Но, конечно, не эти две записки мы имели в виду, когда говорили о том, что Канкрин во время своего видимого бездействия был в сущности очень деятелен. Вообще он всегда, когда прерывались его служебные обязанности, возвращался к ученому или литературному труду. Как мы видели, он тотчас по окончании университетского курса написал большой роман. Затем, когда приехал в Россию и томился вынужденным бездействием или даже во время исполнения своих служебных обязанностей, составлял разные записки экономического или военного содержания, писал фельетоны в газетах или ученые труды. В нем, как мы уже отметили, соединялись две черты, редко встречающиеся в одном и том же лице. Он был в одно и то же время холодным умом, превосходным счетчиком и большим любителем искусства почти во всех его проявлениях: он любил поэзию, музыку, архитектуру. Мало того, его суждения в эстетических вопросах были чрезвычайно метки, иногда даже глубоки, и, когда только время ему позволяло, он предавался эстетическим наслаждениям или художественной критике с такой же горячностью, с какой в другое время посвящал себя сухим финансовым вопросам и делам. Но к этой стороне его деятельности мы вернемся еще впоследствии; здесь же мы хотели только отметить, что Канкрин никогда не знал отдыха и что, оставив пост генерал-интенданта армии, он обогатил ученую и экономическую литературу двумя исследованиями, из которых одно в особенности доставило ему европейскую известность. В 1821 году появилось его сочинение “Weltreichtum, Nationalreichtum und Staatswirtschaft”[5]
, a в 1823 – последний, третий, том его большого труда: “Ueber die Militar-Oekonomie im Frieden und Kriege und ihr Wechselverhaltniss zu den Operationen”.[6]Первый из названных трудов послужил как бы программой Канкрина во время его управления министерством финансов.
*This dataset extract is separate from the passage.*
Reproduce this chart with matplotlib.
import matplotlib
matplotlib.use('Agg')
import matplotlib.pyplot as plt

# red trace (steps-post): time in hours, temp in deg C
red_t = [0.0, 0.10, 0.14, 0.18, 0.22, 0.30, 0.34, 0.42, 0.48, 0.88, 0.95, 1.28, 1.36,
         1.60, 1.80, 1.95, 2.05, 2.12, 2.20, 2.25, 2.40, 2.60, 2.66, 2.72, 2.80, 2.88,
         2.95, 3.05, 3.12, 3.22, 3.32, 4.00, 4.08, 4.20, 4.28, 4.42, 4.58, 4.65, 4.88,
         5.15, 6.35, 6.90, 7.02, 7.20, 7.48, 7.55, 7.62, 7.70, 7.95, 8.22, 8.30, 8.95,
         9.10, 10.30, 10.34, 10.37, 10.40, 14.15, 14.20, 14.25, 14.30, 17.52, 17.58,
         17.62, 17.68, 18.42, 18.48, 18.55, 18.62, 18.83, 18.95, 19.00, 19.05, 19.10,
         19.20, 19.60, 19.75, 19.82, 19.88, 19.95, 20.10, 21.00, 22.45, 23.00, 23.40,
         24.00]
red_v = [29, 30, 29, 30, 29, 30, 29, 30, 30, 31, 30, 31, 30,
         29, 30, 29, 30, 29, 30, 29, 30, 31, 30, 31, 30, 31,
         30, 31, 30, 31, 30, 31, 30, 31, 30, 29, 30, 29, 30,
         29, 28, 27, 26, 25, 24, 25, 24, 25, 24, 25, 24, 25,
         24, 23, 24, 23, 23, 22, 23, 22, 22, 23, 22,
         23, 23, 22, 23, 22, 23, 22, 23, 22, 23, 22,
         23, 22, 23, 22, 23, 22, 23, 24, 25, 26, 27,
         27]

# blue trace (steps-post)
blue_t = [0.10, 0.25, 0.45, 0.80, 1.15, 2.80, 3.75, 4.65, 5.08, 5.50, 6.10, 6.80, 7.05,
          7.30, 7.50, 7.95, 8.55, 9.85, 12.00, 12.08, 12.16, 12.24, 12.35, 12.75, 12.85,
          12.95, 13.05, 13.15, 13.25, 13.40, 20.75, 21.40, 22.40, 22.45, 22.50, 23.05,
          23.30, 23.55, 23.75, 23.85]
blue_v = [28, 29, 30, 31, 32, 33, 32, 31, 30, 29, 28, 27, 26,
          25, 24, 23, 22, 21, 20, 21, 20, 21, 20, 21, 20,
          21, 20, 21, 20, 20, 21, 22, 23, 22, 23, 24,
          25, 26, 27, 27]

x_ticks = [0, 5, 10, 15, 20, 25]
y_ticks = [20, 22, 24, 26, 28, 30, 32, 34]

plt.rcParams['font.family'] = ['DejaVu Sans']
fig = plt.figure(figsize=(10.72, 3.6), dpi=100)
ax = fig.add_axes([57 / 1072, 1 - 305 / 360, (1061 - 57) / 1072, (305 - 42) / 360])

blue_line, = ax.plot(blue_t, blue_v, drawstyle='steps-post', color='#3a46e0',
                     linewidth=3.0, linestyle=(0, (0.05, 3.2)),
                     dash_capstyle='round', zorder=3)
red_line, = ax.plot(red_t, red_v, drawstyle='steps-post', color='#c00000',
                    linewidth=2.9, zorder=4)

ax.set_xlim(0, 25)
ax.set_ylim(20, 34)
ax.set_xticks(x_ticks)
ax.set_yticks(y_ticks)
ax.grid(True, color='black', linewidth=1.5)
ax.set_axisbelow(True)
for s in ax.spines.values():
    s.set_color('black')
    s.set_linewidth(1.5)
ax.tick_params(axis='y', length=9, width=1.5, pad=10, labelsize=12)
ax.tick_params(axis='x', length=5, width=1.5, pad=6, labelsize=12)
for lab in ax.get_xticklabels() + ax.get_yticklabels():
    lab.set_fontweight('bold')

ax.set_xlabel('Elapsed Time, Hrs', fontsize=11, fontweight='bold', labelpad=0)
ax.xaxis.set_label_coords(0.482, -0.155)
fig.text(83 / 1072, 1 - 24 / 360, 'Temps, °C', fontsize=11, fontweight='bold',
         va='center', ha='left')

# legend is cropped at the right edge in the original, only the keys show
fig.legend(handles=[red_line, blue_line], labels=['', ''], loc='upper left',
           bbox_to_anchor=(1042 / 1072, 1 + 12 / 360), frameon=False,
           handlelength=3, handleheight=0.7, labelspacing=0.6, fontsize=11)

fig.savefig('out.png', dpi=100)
От этой программы он ни на шаг не отступил, хотя это казалось превышающим человеческие силы. Он остался ей верен в течение двадцатиоднолетнего управления финансами великой страны. Таким образом, он доказал на деле полную возможность и плодотворность подчинения практики теории и несостоятельность того взгляда, будто бы здравая практика не мирится с отвлеченной теорией, будто бы теория существует сама по себе, а практика также сама по себе. Канкрин как цельный характер, как деятель последовательный и не изменяющий себе даже в мелочах, создал чрезвычайно определенный финансовый план на строгом основании той экономической теории, которую он признавал верной. Он приложил ее к делу с железной энергией, не отступая ни на шаг от нее. Он достиг в известных отношениях блестящих результатов, в других потерпел крушение и не создал ничего устойчивого. Но при оценке его деятельности можно совершенно безошибочно сказать, что как в его удачах, так и неудачах виноват не человек, виновата теория в тех ее частях, которые оказались неверными. В этом заключается громадное значение таких цельных характеров, каким был Канкрин: и дело их рук – цельное, ясное, определенное; оно дает нам твердое мерило для оценки верности или ложности той или другой теории.
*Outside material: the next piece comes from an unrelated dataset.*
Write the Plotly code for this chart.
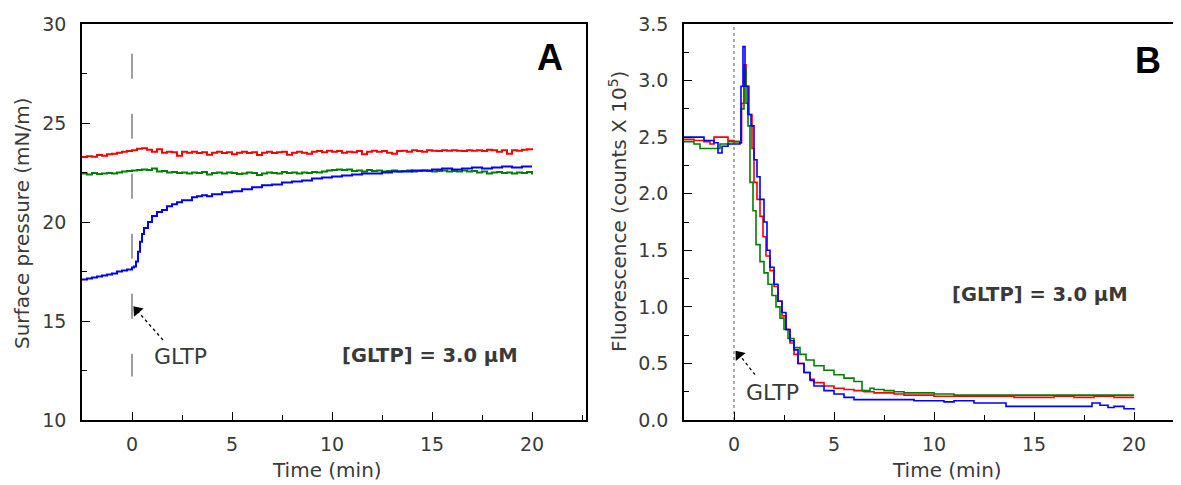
import plotly.graph_objects as go

# ---------------- Panel A data (surface pressure, mN/m) ----------------
tA_step = [-2.5 + 0.25 * i for i in range(91)]
red_A = [23.28, 23.32, 23.30, 23.38, 23.35, 23.42, 23.45, 23.50, 23.55, 23.58,
         23.62, 23.70, 23.72, 23.65, 23.55, 23.68, 23.50, 23.55, 23.52, 23.35,
         23.55, 23.50, 23.55, 23.48, 23.52, 23.40, 23.50, 23.55, 23.48, 23.52,
         23.42, 23.50, 23.55, 23.48, 23.52, 23.38, 23.50, 23.55, 23.48, 23.52,
         23.55, 23.40, 23.50, 23.55, 23.50, 23.45, 23.55, 23.58, 23.52, 23.60,
         23.55, 23.58, 23.50, 23.55, 23.52, 23.58, 23.42, 23.55, 23.60, 23.55,
         23.58, 23.50, 23.45, 23.58, 23.60, 23.55, 23.62, 23.58, 23.55, 23.62,
         23.60, 23.58, 23.62, 23.60, 23.62, 23.60, 23.58, 23.62, 23.60, 23.62,
         23.58, 23.65, 23.62, 23.55, 23.62, 23.45, 23.62, 23.60, 23.65, 23.68,
         23.72]
green_A = [22.45, 22.40, 22.48, 22.42, 22.45, 22.48, 22.45, 22.50, 22.55, 22.58,
           22.60, 22.62, 22.65, 22.62, 22.70, 22.55, 22.58, 22.50, 22.52, 22.48,
           22.50, 22.45, 22.50, 22.48, 22.52, 22.40, 22.48, 22.50, 22.45, 22.50,
           22.48, 22.42, 22.45, 22.50, 22.48, 22.38, 22.45, 22.50, 22.48, 22.45,
           22.52, 22.48, 22.50, 22.45, 22.50, 22.48, 22.52, 22.50, 22.55, 22.60,
           22.62, 22.65, 22.62, 22.65, 22.58, 22.60, 22.55, 22.62, 22.58, 22.60,
           22.55, 22.58, 22.60, 22.55, 22.58, 22.60, 22.55, 22.58, 22.60, 22.58,
           22.55, 22.58, 22.60, 22.55, 22.58, 22.55, 22.60, 22.55, 22.58, 22.50,
           22.55, 22.45, 22.50, 22.52, 22.48, 22.50, 22.45, 22.50, 22.48, 22.52,
           22.40]
tA_blue = [-2.5, -2.25, -2.0, -1.75, -1.5, -1.25, -1.0, -0.75, -0.5, -0.25,
           0.0, 0.1, 0.2, 0.3, 0.4, 0.5, 0.6, 0.8, 1.0, 1.25,
           1.5, 1.75, 2.0, 2.25, 2.5, 2.75, 3.0, 3.25, 3.5, 3.75,
           4.0, 4.5, 5.0, 5.5, 6.0, 6.5, 7.0, 7.5, 8.0, 8.5,
           9.0, 9.5, 10.0, 10.5, 11.0, 11.5, 12.0, 12.5, 13.0, 13.5,
           14.0, 14.5, 15.0, 15.5, 16.0, 16.5, 17.0, 17.5, 18.0, 18.5,
           19.0, 19.5, 20.0]
blue_A = [17.10, 17.15, 17.20, 17.25, 17.30, 17.35, 17.40, 17.50, 17.55, 17.60,
          17.70, 17.75, 18.00, 18.50, 19.00, 19.40, 19.70, 20.00, 20.30, 20.50,
          20.60, 20.80, 20.90, 21.00, 21.10, 21.10, 21.25, 21.30, 21.35, 21.30,
          21.40, 21.50, 21.55, 21.65, 21.75, 21.85, 21.90, 22.00, 22.05, 22.10,
          22.20, 22.25, 22.30, 22.35, 22.40, 22.45, 22.45, 22.50, 22.55, 22.55,
          22.60, 22.60, 22.65, 22.70, 22.65, 22.70, 22.75, 22.70, 22.75, 22.80,
          22.75, 22.80, 22.80]

# ---------------- Panel B data (fluorescence, counts x 10^5) ----------------
tB_red = [-2.5, -2.0, -1.5, -1.2, -1.0, -0.6, -0.3, 0.0, 0.3, 0.38,
          0.5, 0.6, 0.75, 0.9, 1.0, 1.15, 1.3, 1.45, 1.6, 1.8,
          2.0, 2.2, 2.4, 2.6, 2.8, 3.0, 3.2, 3.5, 3.8, 4.0,
          4.5, 5.0, 5.5, 6.0, 6.5, 7.0, 8.0, 8.5, 9.0, 10.0,
          11.0, 12.0, 13.0, 14.0, 15.0, 16.0, 17.0, 18.0, 19.0, 20.0]
red_B = [2.48, 2.47, 2.46, 2.44, 2.50, 2.50, 2.47, 2.46, 2.45, 2.80,
         3.14, 2.95, 2.70, 2.40, 2.10, 1.95, 1.80, 1.62, 1.45, 1.32,
         1.18, 1.05, 0.92, 0.80, 0.68, 0.58, 0.50, 0.42, 0.36, 0.33,
         0.30, 0.28, 0.27, 0.26, 0.25, 0.24, 0.23, 0.22, 0.22, 0.21,
         0.21, 0.21, 0.21, 0.20, 0.20, 0.21, 0.20, 0.21, 0.20, 0.20]
tB_green = [-2.5, -2.0, -1.7, -1.0, -0.7, -0.3, 0.0, 0.3, 0.35, 0.5,
            0.6, 0.7, 0.8, 0.95, 1.1, 1.3, 1.5, 1.7, 1.9, 2.1,
            2.3, 2.5, 2.7, 3.0, 3.3, 3.6, 4.0, 4.5, 5.0, 5.5,
            6.0, 6.4, 6.8, 7.0, 7.5, 8.0, 8.5, 9.0, 10.0, 11.0,
            12.0, 13.0, 14.0, 15.0, 16.0, 17.0, 18.0, 19.0, 20.0]
green_B = [2.46, 2.44, 2.40, 2.40, 2.44, 2.46, 2.46, 2.45, 2.75, 3.10,
           2.80, 2.60, 2.10, 1.85, 1.55, 1.40, 1.30, 1.20, 1.10, 1.00,
           0.90, 0.80, 0.72, 0.64, 0.58, 0.53, 0.48, 0.44, 0.40, 0.37,
           0.34, 0.26, 0.28, 0.27, 0.26, 0.25, 0.24, 0.24, 0.23, 0.22,
           0.22, 0.22, 0.22, 0.22, 0.22, 0.22, 0.22, 0.22, 0.22]
tB_blue = [-2.5, -2.0, -1.5, -1.0, -0.8, -0.6, -0.3, 0.0, 0.3, 0.35,
           0.45, 0.55, 0.7, 0.85, 1.0, 1.15, 1.3, 1.5, 1.65, 1.8,
           2.0, 2.2, 2.4, 2.6, 2.8, 3.0, 3.2, 3.5, 3.8, 4.0,
           4.5, 5.0, 5.5, 6.0, 7.0, 8.0, 9.0, 10.0, 10.5, 11.0,
           12.0, 13.0, 13.6, 15.0, 16.0, 17.0, 17.9, 18.3, 18.7, 19.0,
           19.5, 20.0]
blue_B = [2.50, 2.50, 2.47, 2.45, 2.36, 2.42, 2.44, 2.44, 2.45, 2.95,
          3.30, 2.95, 2.70, 2.60, 2.30, 2.15, 1.95, 1.75, 1.50, 1.35,
          1.20, 1.05, 0.95, 0.80, 0.70, 0.62, 0.50, 0.42, 0.35, 0.30,
          0.26, 0.23, 0.20, 0.18, 0.18, 0.18, 0.17, 0.17, 0.16, 0.17,
          0.15, 0.15, 0.12, 0.12, 0.12, 0.12, 0.15, 0.13, 0.11, 0.12,
          0.10, 0.09]

xticks = [0, 5, 10, 15, 20]
yticks_A = [10, 15, 20, 25, 30]
yticks_B = [0.0, 0.5, 1.0, 1.5, 2.0, 2.5, 3.0, 3.5]

RED, GREEN, BLUE = "#ff0000", "#008000", "#0000ff"
FONT = "DejaVu Sans"
TXT = "#3a3a3a"
OFF = 8                    # browser body margin
W, H = 1181 - OFF, 485 - OFF
PT, PB = 24, 420           # plot area top / bottom in screen px


def px_x(p):
    return (p - OFF) / W


def px_y(p):
    return (PB - p) / (PB - PT)


fig = go.Figure()

# Panel A
fig.add_trace(go.Scatter(x=[0, 0], y=[28.5, 12.2], mode="lines",
                         line=dict(color="#808080", width=1.5, dash="25px,35px"),
                         xaxis="x", yaxis="y", hoverinfo="skip"))
fig.add_trace(go.Scatter(x=tA_step, y=red_A, mode="lines", line=dict(color=RED, width=2, shape="hv"),
                         xaxis="x", yaxis="y"))
fig.add_trace(go.Scatter(x=tA_step, y=green_A, mode="lines", line=dict(color=GREEN, width=2, shape="hv"),
                         xaxis="x", yaxis="y"))
fig.add_trace(go.Scatter(x=tA_blue, y=blue_A, mode="lines", line=dict(color=BLUE, width=2, shape="hv"),
                         xaxis="x", yaxis="y"))
fig.add_trace(go.Scatter(x=[1.55, 0.3], y=[14.04, 15.47], mode="lines",
                         line=dict(color="black", width=1.2, dash="dot"),
                         xaxis="x", yaxis="y", hoverinfo="skip"))
fig.add_trace(go.Scatter(x=[0.25], y=[15.53], mode="markers",
                         marker=dict(symbol="triangle-up", size=11, angle=-41, color="black"),
                         xaxis="x", yaxis="y", hoverinfo="skip"))

# Panel B
fig.add_trace(go.Scatter(x=[0, 0], y=[0, 3.5], mode="lines",
                         line=dict(color="#808080", width=1.3, dash="dot"),
                         xaxis="x2", yaxis="y2", hoverinfo="skip"))
fig.add_trace(go.Scatter(x=tB_red, y=red_B, mode="lines", line=dict(color=RED, width=1.6, shape="hv"),
                         xaxis="x2", yaxis="y2"))
fig.add_trace(go.Scatter(x=tB_green, y=green_B, mode="lines", line=dict(color=GREEN, width=1.6, shape="hv"),
                         xaxis="x2", yaxis="y2"))
fig.add_trace(go.Scatter(x=tB_blue, y=blue_B, mode="lines", line=dict(color=BLUE, width=1.6, shape="hv"),
                         xaxis="x2", yaxis="y2"))
fig.add_trace(go.Scatter(x=[1.05, 0.3], y=[0.40, 0.57], mode="lines",
                         line=dict(color="black", width=1.2, dash="dot"),
                         xaxis="x2", yaxis="y2", hoverinfo="skip"))
fig.add_trace(go.Scatter(x=[0.25], y=[0.575], mode="markers",
                         marker=dict(symbol="triangle-up", size=11, angle=-39, color="black"),
                         xaxis="x2", yaxis="y2", hoverinfo="skip"))

axis_common = dict(showgrid=False, zeroline=False, showline=True, linecolor="black", linewidth=1.5,
                   ticks="inside", ticklen=8, tickwidth=1.3, tickcolor="black", automargin=False,
                   tickfont=dict(family=FONT, size=19, color=TXT))
minor_x = dict(ticks="inside", ticklen=5, dtick=2.5, tick0=0, tickcolor="black")

fig.update_layout(
    width=W, height=H, showlegend=False,
    paper_bgcolor="white", plot_bgcolor="white",
    margin=dict(l=0, r=0, t=PT - OFF, b=H - (PB - OFF), autoexpand=False),
    xaxis=dict(axis_common, domain=[px_x(82), px_x(586)], range=[-2.5, 22.7], tickvals=xticks,
               mirror=True, anchor="y", minor=minor_x, ticklabelstandoff=6),
    yaxis=dict(axis_common, domain=[0, 1], range=[10, 30], tickvals=yticks_A, mirror=True, anchor="x",
               minor=dict(ticks="inside", ticklen=5, dtick=2.5, tick0=0, tickcolor="black"),
               ticklabelstandoff=10),
    xaxis2=dict(axis_common, domain=[px_x(684), 1.0], range=[-2.5, 22.35], tickvals=xticks,
                mirror=True, anchor="y2", minor=minor_x, ticklabelstandoff=6),
    yaxis2=dict(axis_common, domain=[0, 1], range=[0, 3.5], tickvals=yticks_B, tickformat=".1f",
                mirror=False, anchor="x2",
                minor=dict(ticks="inside", ticklen=5, dtick=0.25, tick0=0, tickcolor="black"),
                ticklabelstandoff=10),
)

title_font = dict(family=FONT, size=20, color=TXT)
C = dict(xanchor="center", yanchor="middle", showarrow=False)
annos = [
    dict(C, x=px_x(327), y=px_y(470), xref="paper", yref="paper", text="Time (min)", font=title_font),
    dict(C, x=px_x(947), y=px_y(470), xref="paper", yref="paper", text="Time (min)", font=title_font),
    dict(C, x=px_x(22), y=px_y(223), xref="paper", yref="paper", text="Surface pressure (mN/m)",
         textangle=-90, font=title_font),
    dict(C, x=px_x(618), y=px_y(212), xref="paper", yref="paper",
         text="Fluorescence (counts X 10<sup>5</sup>)", textangle=-90, font=title_font),
    dict(C, x=2.4, y=13.23, xref="x", yref="y", text="GLTP",
         font=dict(family=FONT, size=22, color=TXT)),
    dict(C, x=1.9, y=0.24, xref="x2", yref="y2", text="GLTP",
         font=dict(family=FONT, size=22, color=TXT)),
    dict(C, x=14.9, y=13.28, xref="x", yref="y", text="<b>[GLTP] = 3.0 μM</b>",
         font=dict(family=FONT, size=19.5, color=TXT)),
    dict(C, x=15.3, y=1.105, xref="x2", yref="y2", text="<b>[GLTP] = 3.0 μM</b>",
         font=dict(family=FONT, size=19.5, color=TXT)),
    dict(C, x=20.9, y=28.3, xref="x", yref="y", text="<b>A</b>",
         font=dict(family="Liberation Sans", size=36, color="black")),
    dict(C, x=20.7, y=3.18, xref="x2", yref="y2", text="<b>B</b>",
         font=dict(family="Liberation Sans", size=36, color="black")),
]
fig.update_layout(annotations=annos)

fig.write_html("out.html")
Приведем здесь еще сформулированное Канкриным основное начало нормального финансового управления:
“Надо чуждаться крайностей, избегая четырех великих апокалипсических зверей: понижения достоинства монеты, бумажных денег, чрезмерных государственных долгов и искусственного накопления торгового капитала, и приводить в строгое соответствие расходы с естественными доходами, стремясь увеличить последние путем поощрения народного труда, порядком и хорошим управлением и только в крайнем случае прибегая к умеренным займам, чтобы их погашать при первой же возможности”.
Мы привели это основное начало Канкрина, потому что им определяется вся его финансовая политика: и другие высказывали такого рода начало, но ни один министр финансов у нас и редкий министр финансов в других странах руководился этим началом как правилом, почти не допускающим исключения, а Канкрину это удалось – он сумел не отступить на практике от верного принципа. В следующих главах мы увидим, какие это дало результаты.